“I never got to do the job I wanted in my class last year,” my nine-year old grandson said one summer day.
“What job was that?”
“The babysitter. The teacher never let me be the babysitter.”
“What did the babysitter do?” I asked.
My grandson said, “The job of the babysitter was to write up other kids when they did something wrong.”
What the teacher did in creating that job was mean-spirited, cruel, likely malicious and unconscionable.
A teacher’s job is to inspire, encourage, and support. It is to set up an environment where true learning can occur and discovery happens on a daily basis. The teacher’s job is to provide
opportunities for students to personally grow in ways they never thought possible. Classrooms should be places where children can begin to understand their hopes and dreams, where teachers give them the skills to reach those dreams. Teachers should be encouraging students to think for themselves and to reflect on their thinking. If we walk by these classrooms, we should hear joy and laughter.
The teachers’ job is not to teach children how to police each other. Children are not and should never be responsible for spying on and policing their friends. It is not okay. It is never the job of a third grader to “write-up” a friend for running in the hall, talking when an adult tells them they are not supposed to, or disobeying any of the other arbitrary rules a teacher has designed. Teaching children to do so is wrong. The delegation of tyranny onto the backs of our children promotes social paranoia and creates a culture of fear. These students become bullies, tattlers, and foot soldiers for an authoritarian leader. The end result may be that these children become non-thinking adults or authoritarian leaders themselves.
If a classmate falls on the playground and is hurt, a student should tell an adult. If a friend is being bullied, a student should step in. If a classmate is struggling with a problem, a student should help.
Forcing children to become bullies and spy on their friends is different from helping someone when they need help and must never happen in the classrooms of our public schools. The teacher who instituted this “job” in her classroom doesn’t understand the
basics of how to set up a powerful learning environment and possibly has no business teaching.
“How can we live together as a community for one hundred and eighty days?” a teacher asks her students the first week of school. “How can we structure our classroom so that we can all learn?”
When those discussions happen, trust becomes the driving force of behavior in a classroom. Students feel safe to be themselves, to experiment, to struggle, to question, and to identify what is and is not working for them in their lives. Students trust the teacher to help and support them, to be honest with them. Teachers trust the students to be honest back, to help and support each other.
Students don’t need to live in fear. They don’t need a billboard of rules. They need a safe place of love, respect and trust so they can grow to be the amazing people they are in all their diversity and wonder.
My grandson was reading a book when the lights of the classroom went off. That was the signal for students to be quiet. He was so absorbed in the reading that when he noticed the lights were out he sat up and said, “Oh.” The “babysitter” for the day wrote him up for disobeying the quiet rule.

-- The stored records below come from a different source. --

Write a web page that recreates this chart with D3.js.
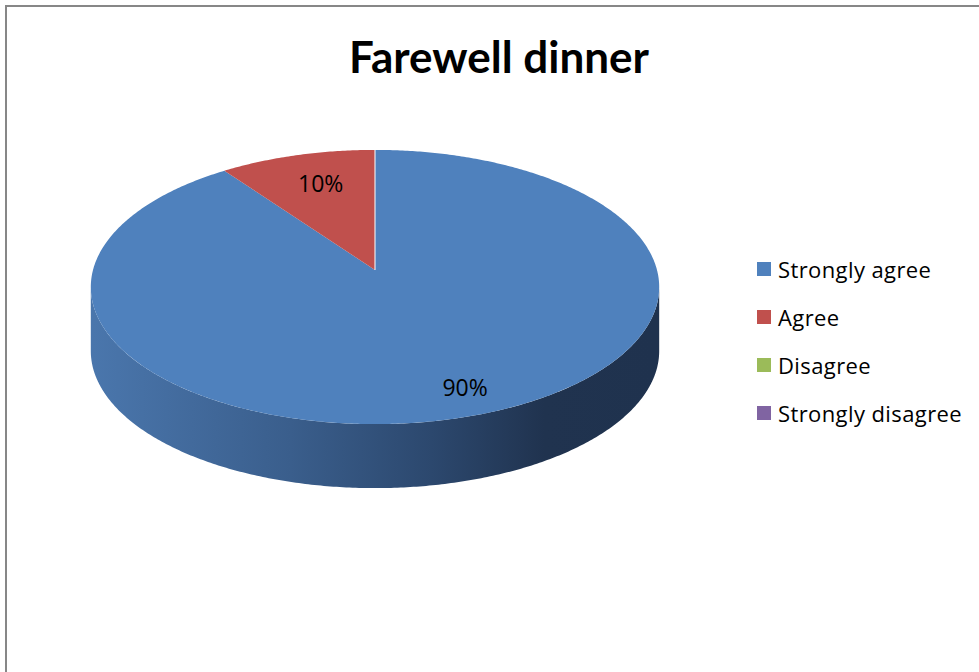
<!DOCTYPE html>
<html>
<head>
<meta charset="utf-8">
<script src="https://cdn.jsdelivr.net/npm/d3@7"></script>
<style>
  html, body { margin: 0; padding: 0; background: #ffffff; }
  svg { display: block; }
  text { fill: #000; }
</style>
</head>
<body>
<svg id="chart" width="979" height="672"></svg>
<script>
// Survey answers for "Farewell dinner"
const title = "Farewell dinner";
const categories = ["Strongly agree", "Agree", "Disagree", "Strongly disagree"];
const values = [90, 10, 0, 0];
const colors = ["#4f81bd", "#c0504d", "#9bbb59", "#8064a2"];

const W = 979, H = 672;
const bodyFont = "'Open Sans', Lato, sans-serif";
const svg = d3.select("#chart");

// Chart frame (runs off the right and bottom edges)
svg.append("rect")
  .attr("x", 6).attr("y", 6).attr("width", 1000).attr("height", 700)
  .attr("fill", "#fff").attr("stroke", "#878787").attr("stroke-width", 2);

svg.append("text")
  .attr("x", 499).attr("y", 73)
  .attr("text-anchor", "middle")
  .style("font-family", "Lato, sans-serif")
  .style("font-size", "44px").style("font-weight", 700)
  .text(title);

// Tilted disc: perspective projection of a unit circle onto the page.
const cx = 375, cy = 270;      // projected centre of the top face
const A = 282, B = 135, k = 0.124; // horizontal / vertical radius, depth foreshortening
const depth = 64;              // thickness of the pie

function proj(r, a, dy = 0) {
  const u = r * Math.sin(a), v = r * Math.cos(a);
  const d = 1 + k * v;
  return [cx + A * u / d, cy - B * v / d + dy];
}

const total = d3.sum(values);
const pie = d3.pie().sort(null).value(d => d);
const arcs = pie(values).filter(d => d.value > 0);

const line = d3.line();
const steps = a0 => a1 => d3.range(0, 1.0001, 1 / Math.max(2, Math.ceil((a1 - a0) / 0.01))).map(t => a0 + (a1 - a0) * t);

// Side wall gradient
const defs = svg.append("defs");
const grad = defs.append("linearGradient").attr("id", "side")
  .attr("gradientUnits", "userSpaceOnUse")
  .attr("x1", cx - A).attr("x2", cx + A).attr("y1", 0).attr("y2", 0);
[[0, "rgb(74,118,172)"], [0.35, "rgb(58,94,140)"], [0.6, "rgb(44,72,110)"], [0.8, "rgb(32,51,79)"], [1, "rgb(31,50,78)"]]
  .forEach(([o, c]) => grad.append("stop").attr("offset", o).attr("stop-color", c));

// Visible part of the rim lies between the two silhouette angles
const sil0 = Math.acos(-k), sil1 = 2 * Math.PI - Math.acos(-k);
arcs.forEach(d => {
  const a0 = Math.max(d.startAngle, sil0), a1 = Math.min(d.endAngle, sil1);
  if (a1 <= a0) return;
  const angs = steps(a0)(a1);
  const pts = angs.map(a => proj(1, a)).concat(angs.slice().reverse().map(a => proj(1, a, depth)));
  svg.append("path")
    .attr("d", line(pts) + "Z")
    .attr("fill", d.index === 0 ? "url(#side)" : d3.color(colors[d.index]).darker(1));
});

// Top faces
arcs.forEach(d => {
  const angs = steps(d.startAngle)(d.endAngle);
  const pts = [proj(0, 0)].concat(angs.map(a => proj(1, a)));
  svg.append("path")
    .attr("d", line(pts) + "Z")
    .attr("fill", colors[d.index]);
});

// Light edge where the first slice begins
svg.append("path")
  .attr("d", line([proj(0, 0), proj(1, 0)]))
  .attr("stroke", "rgba(255,255,255,0.85)").attr("stroke-width", 1.2).attr("fill", "none");

// Percentage labels (radius fraction and sideways nudge per slice)
const fmt = d3.format(".0%");
const labelR = [0.82, 0.74], labelDx = [11, 5];
arcs.forEach(d => {
  const mid = (d.startAngle + d.endAngle) / 2;
  const [x, y] = proj(labelR[d.index], mid);
  svg.append("text")
    .attr("x", x + labelDx[d.index]).attr("y", y)
    .attr("text-anchor", "middle").attr("dominant-baseline", "central")
    .style("font-family", bodyFont).style("font-size", "23px")
    .text(fmt(d.value / total));
});

// Legend
const ly = d3.scalePoint().domain(categories).range([269, 413]);
const legend = svg.append("g");
categories.forEach((c, i) => {
  legend.append("rect")
    .attr("x", 757).attr("y", ly(c) - 7).attr("width", 14).attr("height", 14)
    .attr("fill", colors[i]);
  legend.append("text")
    .attr("x", 778).attr("y", ly(c))
    .attr("dominant-baseline", "central")
    .style("font-family", bodyFont).style("font-size", "22px")
    .style("letter-spacing", "0.4px")
    .text(c);
});
</script>
</body>
</html>
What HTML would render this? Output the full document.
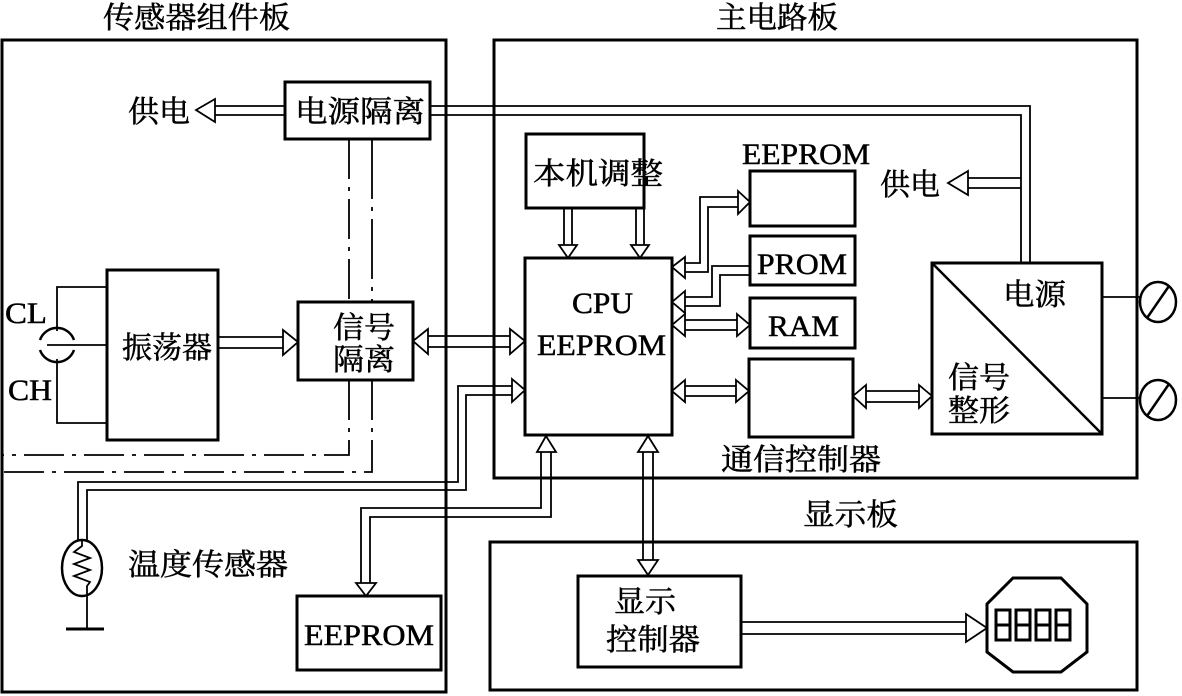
<!DOCTYPE html>
<html><head><meta charset="utf-8"><style>
html,body{margin:0;padding:0;background:#fff;}
svg{display:block;}
text{font-family:"Liberation Serif","Noto Serif CJK SC",serif;fill:#000;stroke:#000;stroke-width:0.5;}
</style></head><body>
<svg width="1182" height="696" viewBox="0 0 1182 696" xmlns="http://www.w3.org/2000/svg">
<g fill="none" stroke="#000">
<!-- panels -->
<rect x="2" y="40" width="444" height="652" stroke-width="3"/>
<rect x="494" y="40" width="643" height="438" stroke-width="3"/>
<rect x="490" y="542" width="647" height="148" stroke-width="3"/>
<g stroke-width="1.8">
<!-- dash-dot lines -->
<line x1="349" y1="139" x2="349" y2="302" stroke-dasharray="40,8,4,8"/>
<line x1="372" y1="139" x2="372" y2="302" stroke-dasharray="60,8,4,8"/>
<polyline points="349,380 349,455 2,455" stroke-dasharray="40,8,4,8"/>
<polyline points="372,380 372,472 2,472" stroke-dasharray="40,8,4,8"/>
</g>
<!-- boxes -->
<g fill="#fff">
<rect x="285" y="82" width="145" height="57" stroke-width="3"/>
<rect x="107" y="270" width="111" height="170" stroke-width="3"/>
<rect x="298" y="302" width="115" height="78" stroke-width="3"/>
<rect x="525" y="258" width="147" height="177" stroke-width="3"/>
<rect x="526" y="134" width="118" height="74" stroke-width="3"/>
<rect x="750" y="171" width="105" height="55" stroke-width="3"/>
<rect x="750" y="236" width="105" height="49" stroke-width="3"/>
<rect x="750" y="298" width="105" height="50" stroke-width="3"/>
<rect x="749" y="359" width="104" height="78" stroke-width="3"/>
<rect x="932" y="263" width="170" height="171" stroke-width="3"/>
<rect x="297" y="596" width="144" height="74" stroke-width="3"/>
<rect x="578" y="576" width="163" height="91" stroke-width="3"/>
</g>
<line x1="932" y1="263" x2="1102" y2="434" stroke-width="2.5"/>
<polygon points="1013,578 1061,578 1087,604 1087,652 1061,672 1013,672 987,652 987,604" stroke-width="3"/>
<g stroke-width="3">
<rect x="996" y="610" width="14" height="30"/><line x1="996" y1="625" x2="1010" y2="625"/>
<rect x="1016" y="610" width="14" height="30"/><line x1="1016" y1="625" x2="1030" y2="625"/>
<rect x="1036" y="610" width="14" height="30"/><line x1="1036" y1="625" x2="1050" y2="625"/>
<rect x="1056" y="610" width="14" height="30"/><line x1="1056" y1="625" x2="1070" y2="625"/>
</g>
<g stroke-width="1.8">
<line x1="285" y1="106" x2="215" y2="106"/><line x1="285" y1="115" x2="215" y2="115"/>
<polygon points="215,99 196,110 215,122" fill="#fff"/>
<polyline points="430,106 1030,106 1030,263"/>
<polyline points="430,115 1021,115 1021,263"/>
<line x1="1021" y1="178" x2="968" y2="178"/><line x1="1021" y1="188" x2="968" y2="188"/>
<polygon points="968,171 948,183 968,195" fill="#fff"/>
<line x1="218" y1="337" x2="283" y2="337"/><line x1="218" y1="348" x2="283" y2="348"/>
<polygon points="283,330 298,342 283,355" fill="#fff"/>
<line x1="428" y1="336" x2="510" y2="336"/><line x1="428" y1="347" x2="510" y2="347"/>
<polygon points="428,329 413,341 428,354" fill="#fff"/>
<polygon points="510,329 525,341 510,354" fill="#fff"/>
<polyline points="107,287 57,287 57,331"/>
<polyline points="107,423 57,423 57,359"/>
<line x1="47" y1="345" x2="107" y2="345"/>
<path d="M 40,340 A 18,18 0 0 1 74,340" stroke-width="2.5"/>
<path d="M 40,350 A 18,18 0 0 0 74,350" stroke-width="2.5"/>
<polyline points="78,541 78,482 458,482 458,386 512,386"/>
<polyline points="87,541 87,490 466,490 466,395 512,395"/>
<polygon points="512,379 525,390 512,402" fill="#fff"/>
<ellipse cx="82" cy="568" rx="20" ry="28" stroke-width="2.5"/>
<polyline points="82,541 82,546 74,552 90,558 74,564 90,570 74,576 90,582 87,586 87,628"/>
<line x1="66" y1="629" x2="104" y2="629" stroke-width="3"/>
<polyline points="541,452 541,508 361,508 361,583"/>
<polyline points="551,452 551,517 370,517 370,583"/>
<polygon points="356,583 366,596 376,583" fill="#fff"/>
<polygon points="537,452 546,436 556,452" fill="#fff"/>
<line x1="643" y1="452" x2="643" y2="560"/><line x1="653" y1="452" x2="653" y2="560"/>
<polygon points="638,452 648,436 658,452" fill="#fff"/>
<polygon points="638,560 648,575 658,560" fill="#fff"/>
<line x1="564" y1="208" x2="564" y2="245"/><line x1="572" y1="208" x2="572" y2="245"/>
<polygon points="559,245 568,258 577,245" fill="#fff"/>
<line x1="636" y1="208" x2="636" y2="245"/><line x1="644" y1="208" x2="644" y2="245"/>
<polygon points="631,245 640,258 649,245" fill="#fff"/>
<polyline points="738,197 700,197 700,263 685,263"/>
<polyline points="738,207 708,207 708,272 685,272"/>
<polygon points="738,191 750,202 738,214" fill="#fff"/>
<polygon points="685,257 672,267 685,278" fill="#fff"/>
<polyline points="750,266 712,266 712,297 685,297"/>
<polyline points="750,275 720,275 720,306 685,306"/>
<polygon points="685,291 672,302 685,313" fill="#fff"/>
<line x1="685" y1="320" x2="737" y2="320"/><line x1="685" y1="330" x2="737" y2="330"/>
<polygon points="685,314 672,325 685,336" fill="#fff"/>
<polygon points="737,314 750,325 737,336" fill="#fff"/>
<line x1="685" y1="386" x2="736" y2="386"/><line x1="685" y1="396" x2="736" y2="396"/>
<polygon points="685,380 672,391 685,402" fill="#fff"/>
<polygon points="736,380 749,391 736,402" fill="#fff"/>
<line x1="866" y1="391" x2="919" y2="391"/><line x1="866" y1="402" x2="919" y2="402"/>
<polygon points="866,385 853,396 866,408" fill="#fff"/>
<polygon points="919,385 932,396 919,408" fill="#fff"/>
<line x1="1102" y1="297" x2="1140" y2="297"/>
<line x1="1102" y1="398" x2="1140" y2="398"/>
<ellipse cx="1158" cy="302" rx="18" ry="20" stroke-width="2.5"/>
<line x1="1147" y1="318" x2="1169" y2="286" stroke-width="2.5"/>
<ellipse cx="1158" cy="400" rx="18" ry="20" stroke-width="2.5"/>
<line x1="1147" y1="416" x2="1169" y2="384" stroke-width="2.5"/>
<line x1="741" y1="622" x2="966" y2="622"/><line x1="741" y1="634" x2="966" y2="634"/>
<polygon points="966,614 987,628 966,642" fill="#fff"/>
</g>
</g>
<g font-size="30" lengthAdjust="spacingAndGlyphs">
<text x="103" y="28" textLength="187" lengthAdjust="spacingAndGlyphs">传感器组件板</text>
<text x="716" y="28" textLength="122" lengthAdjust="spacingAndGlyphs">主电路板</text>
<text x="803" y="525" textLength="95" lengthAdjust="spacingAndGlyphs">显示板</text>
<text x="128" y="122" textLength="62" lengthAdjust="spacingAndGlyphs">供电</text>
<text x="295" y="122" textLength="130" lengthAdjust="spacingAndGlyphs">电源隔离</text>
<text x="880" y="195" textLength="60" lengthAdjust="spacingAndGlyphs">供电</text>
<text x="122" y="358" textLength="90" lengthAdjust="spacingAndGlyphs">振荡器</text>
<text x="333" y="338" textLength="62" lengthAdjust="spacingAndGlyphs">信号</text>
<text x="333" y="370" textLength="62" lengthAdjust="spacingAndGlyphs">隔离</text>
<text x="533" y="184" textLength="130" lengthAdjust="spacingAndGlyphs">本机调整</text>
<text x="572" y="313" textLength="61" lengthAdjust="spacingAndGlyphs">CPU</text>
<text x="537" y="355" textLength="129" lengthAdjust="spacingAndGlyphs">EEPROM</text>
<text x="742" y="164" textLength="128" lengthAdjust="spacingAndGlyphs">EEPROM</text>
<text x="757" y="274" textLength="90" lengthAdjust="spacingAndGlyphs">PROM</text>
<text x="768" y="336" textLength="71" lengthAdjust="spacingAndGlyphs">RAM</text>
<text x="721" y="470" textLength="160" lengthAdjust="spacingAndGlyphs">通信控制器</text>
<text x="1003" y="305" textLength="63" lengthAdjust="spacingAndGlyphs">电源</text>
<text x="948" y="388" textLength="62" lengthAdjust="spacingAndGlyphs">信号</text>
<text x="948" y="421" textLength="62" lengthAdjust="spacingAndGlyphs">整形</text>
<text x="5" y="323" textLength="42" lengthAdjust="spacingAndGlyphs">CL</text>
<text x="8" y="400" textLength="44" lengthAdjust="spacingAndGlyphs">CH</text>
<text x="128" y="575" textLength="160" lengthAdjust="spacingAndGlyphs">温度传感器</text>
<text x="304" y="645" textLength="130" lengthAdjust="spacingAndGlyphs">EEPROM</text>
<text x="614" y="612" textLength="62" lengthAdjust="spacingAndGlyphs">显示</text>
<text x="606" y="650" textLength="94" lengthAdjust="spacingAndGlyphs">控制器</text>
</g>
</svg>
</body></html>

Did my grandson want the job of babysitter for revenge, to get back at the friend who wrote him up? Did he learn from his teacher that ‘an eye for an eye’ is the way we ought to conduct ourselves? That’s not a lesson I want my grandson to learn.
Did he want that job for power? These “babysitters” are granted authority by a leader to wield power over even the most vulnerable. They are, in essence, given permission to bully their classmates. I don’t want my grandson to learn that lesson either.
Students and teachers do not belong in positions of absolute power where they turn against their fellow human beings. That’s not the way public schools ought to operate. That’s not the way society ought to operate.
I don’t want my grandson to feel that it is okay for him to police his friends. I want him to be in a school where he feels safe physically and emotionally. I want him to be respected for the amazing human being he is. I want him to be able to trust that teachers will give him powerful learning experiences where he can develop skills and discover incredible things. I want him to be in a place where he can take risks without fear so that when he makes a mistake he can think about what he did and correct his course. I want him to find his passions and be given the space to pursue them. Most of all, I want him to be filled with integrity and to learn to be kind.